About 4 years ago I took a pigeons with string damage to the vet that I had used for 32 years...talk about loyalty! I said I wanted it treated as a pet and that I would pay...the receptionist sent me away because it was a pigeon! When I brought it up with one of the vets she said it was something to do with a change in RSPCA rules, or perhaps the receptionist was afraid that I would release it when it was better. Total rubbish! I have a better vet now and the pigeon is still with me.

And a friend was told by an avian vet that they could no longer treat wildbirds because their customer's birds were so valuable they could not risk exposing them.

I think this country peaked in compassion some time ago and is rolling back downhill.

Cynthia


----------



## Pigeonpal2002 (Jul 27, 2002)

Hi Tania,

I'm sorry if my post came off as challenging or rude in any way. I certainly wasn't directing any anger towards you but sometimes pride does get the better of me 




kittypaws said:



> Hi Brad,
> 
> I guess whichever country you are in there are things you like and things you don't.

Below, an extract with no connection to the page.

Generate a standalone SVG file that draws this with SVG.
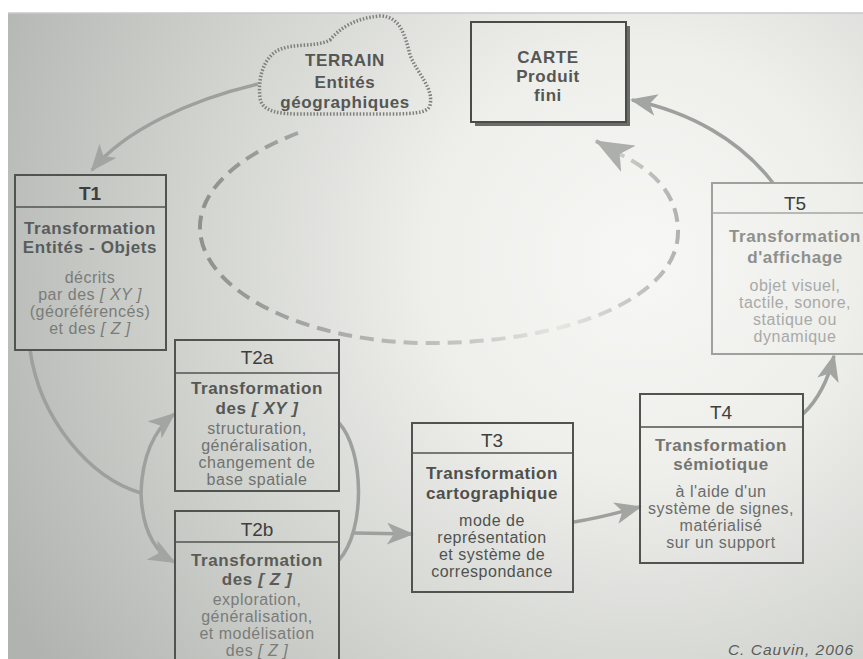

Yes, this is a very true and fair statement. Even as the proud Canadian I am, there are things/policies about my country that really bug me too




kittypaws said:


> You are right about the councils and that wanting to get rid of the birds and the Edinburgh way is disgraceful - dreadful.
> I think there are quite a lot of people in the UK that like pigeons and there is also a lot that don't


I thought more on this subject and your statements here. I think the problem lies in the size of our countries and the density of the cities perhaps. Canada is a very large country and our people are spread out more, even in the big cities. Perhaps because England is a relatively small country with a much more dense population, there are going to be conflicts between people and pigeons arising much more frequently. 

It really is a shame that the councils there are so adamant about their desires to cull pigeons. I think you are right and there are plenty of ordinary citizens that do love pigeons and wildlife however.


----------



## Ronni (Jul 30, 2006)

Karla, I just thought I'd pop in and mention that Dr. Zenker at the Burloak Clinic has a compassionate attitude, and will see any PET bird regardless of species. I'm not sure if the same is true for either High Park or Links Road, as I've heard from a starling owner in Toronto that both those clinics have been refusing to see pet starlings since the revised laws came into place.


----------



## karla (Jul 8, 2006)

woow thank you so much everybody for so much information.
God bless you all !!!!!!!!!!!!!!!!!!!!!!!!

Karla


----------